The film then jumps three years forward. Bridges is wallowing in self-pity, living with and taking advantage of Mercedes Ruehl ("Married to the Mob"), who owns and operates a small video store. Ruehl seems to be his opposite in every way, outgoing, vivacious and full of life. She obviously loves Bridges, but he's too self-absorbed to notice.
Eventually, just as Bridges is on the brink of suicide, fate steps in, in the person of a zany homeless street-person (Robin Williams). Wouldn't you know it? He's withdrawn from life because of a tragedy in his life, the result of that act of violence three years earlier precipitated by Bridges' radio sarcasm.
Bridges sees Williams as the means to his redemption, but, characteristically, sees it in a selfish way. He reasons that if he helps Williams get back on his feet, he himself will be saved.

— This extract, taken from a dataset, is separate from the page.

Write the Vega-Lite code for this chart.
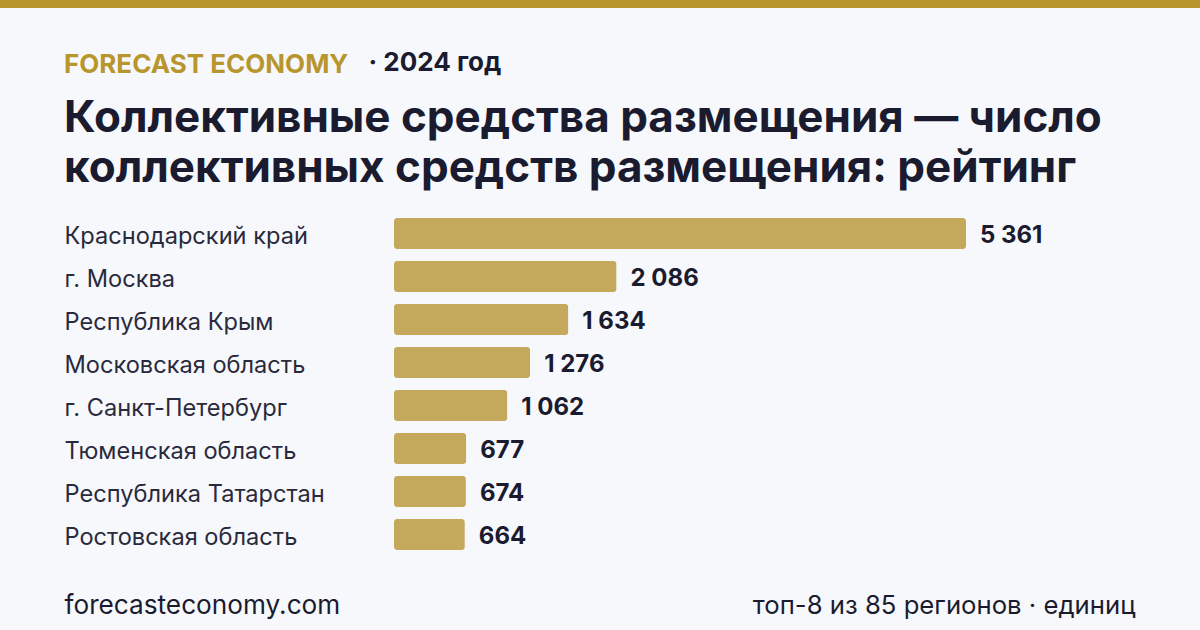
{
  "$schema": "https://vega.github.io/schema/vega-lite/v6.json",
  "width": 1200,
  "height": 622,
  "autosize": {"type": "none"},
  "padding": {"top": 8, "left": 0, "right": 0, "bottom": 0},
  "background": "#b8962e",
  "config": {
    "view": {"fill": "#f7f8fc", "stroke": null},
    "font": "Inter",
    "locale": {"number": {"decimal": ",", "thousands": "\u00a0", "grouping": [3], "currency": ["", " ₽"]}}
  },
  "title": {
    "text": "FORECAST ECONOMY",
    "subtitle": ["Коллективные средства размещения — число", "коллективных средств размещения: рейтинг"],
    "anchor": "start",
    "frame": "group",
    "orient": "top",
    "offset": 0,
    "dx": 64,
    "dy": 183,
    "font": "Inter",
    "fontSize": 26,
    "fontWeight": "bold",
    "color": "#b8962e",
    "subtitleFont": "Inter",
    "subtitleFontSize": 44,
    "subtitleFontWeight": "bold",
    "subtitleColor": "#1b1b2f",
    "subtitleLineHeight": 50,
    "subtitlePadding": 19
  },
  "data": {
    "values": [
      {"region": "Краснодарский край", "value": 5361},
      {"region": "г. Москва", "value": 2086},
      {"region": "Республика Крым", "value": 1634},
      {"region": "Московская область", "value": 1276},
      {"region": "г. Санкт-Петербург", "value": 1062},
      {"region": "Тюменская область", "value": 677},
      {"region": "Республика Татарстан", "value": 674},
      {"region": "Ростовская область", "value": 664}
    ]
  },
  "resolve": {"scale": {"x": "independent"}, "axis": {"x": "independent"}},
  "layer": [
    {
      "mark": {"type": "bar", "cornerRadius": 3, "color": "#c4a95c"},
      "encoding": {
        "y": {
          "field": "region", "type": "nominal", "sort": null,
          "scale": {"range": [204, 548], "paddingInner": 0.28, "paddingOuter": 0.14},
          "axis": {
            "orient": "left", "domain": false, "ticks": false, "tickSize": 0, "grid": false,
            "labelAlign": "left", "labelPadding": -64, "labelLimit": 500, "labelOffset": 3,
            "labelFont": "Inter", "labelFontSize": 23.6, "labelColor": "#2a2a3d",
            "title": "топ-8 из 85 регионов · единиц",
            "titleAngle": 0, "titleX": 1135, "titleY": 605, "titleAlign": "right", "titleBaseline": "alphabetic",
            "titleFont": "Inter", "titleFontSize": 25.7, "titleFontWeight": "normal", "titleColor": "#1b1b2f"
          }
        },
        "x": {
          "field": "value", "type": "quantitative",
          "scale": {"domain": [0, 5361], "range": [394, 966], "nice": false},
          "axis": {
            "orient": "bottom", "domain": false, "ticks": false, "labels": false, "grid": false,
            "title": "forecasteconomy.com",
            "titleX": 64, "titleY": -17, "titleAlign": "left", "titleAnchor": null, "titleBaseline": "alphabetic",
            "titleFont": "Inter", "titleFontSize": 26.2, "titleFontWeight": "normal", "titleColor": "#1b1b2f"
          }
        }
      }
    },
    {
      "mark": {"type": "text", "align": "left", "baseline": "middle", "dx": 14, "dy": 2.5, "font": "Inter", "fontSize": 24, "fontWeight": "bold", "color": "#1b1b2f"},
      "encoding": {
        "y": {"field": "region", "type": "nominal", "sort": null},
        "x": {
          "field": "value", "type": "quantitative",
          "scale": {"domain": [0, 5361], "range": [394, 966], "nice": false},
          "axis": {
            "orient": "top", "domain": false, "ticks": false, "labels": false, "grid": false,
            "title": "· 2024 год",
            "titleX": 368, "titleY": 62, "titleAlign": "left", "titleAnchor": null, "titleBaseline": "alphabetic",
            "titleFont": "Inter", "titleFontSize": 26, "titleFontWeight": "bold", "titleColor": "#1b1b2f"
          }
        },
        "text": {"field": "value", "type": "quantitative", "format": ",d"}
      }
    }
  ]
}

Little does he know that Williams is on a quest for the Holy Grail, which he believes is locked up in a castle in midtown Manhattan. Or that Williams loves from afar a gawky young woman (Amanda Plummer) with no friends — and virtually no life.
For me, the most annoying aspect of "The Fisher King" is its penchant for extreme highs followed by extreme lows — with very little room for middle emotions in between. The result is a roller-coaster ride with no lulls, jerking the audience in every direction rather than legitimately earning a response.
When the film is funny, it's very funny. When it's touching, it's very touching. But when it careens wildly out of control, which is all too often, it is most annoying. (In particular the ending, which seems to be out of an old Hollywood musical.)
Still, there is much to savor here, not the least of which are the performances of the stars. Williams takes a tailor-made wacko role and gives it compassion and depth, and Bridges' despairing DJ is pitiable and heartfelt, a selfish, pained individual who does not easily reveal what's inside. Ruehl is also wonderful, in what might have been merely silly comic relief. Plummer is so realistic in her characterization of a plain, unhappy woman that it's almost painful to watch her. And Michael Jeter (TV's "Evening Shade") has a wonderful bit as a homeless transvestite who does a show-stopping Ethel Merman tune at a pivotal point in the film.
First-time screenwriter Richard LaGravenese has come up with some terrific ideas here, though it is hard to tell where his script leaves off and director Gilliam's surrealistic style takes over. But perhaps the film's most significant achievement is that it takes the homeless situation and focuses it on real individuals (however exaggerated they may be), making us care about them as people.
"The Fisher King" is not like any other movie you're likely to see very soon, but if you can get by its frustrating elements, there is much to savor.
"The Fisher King" is rated R for violence, profanity, nudity, sex, vulgarity and drugs.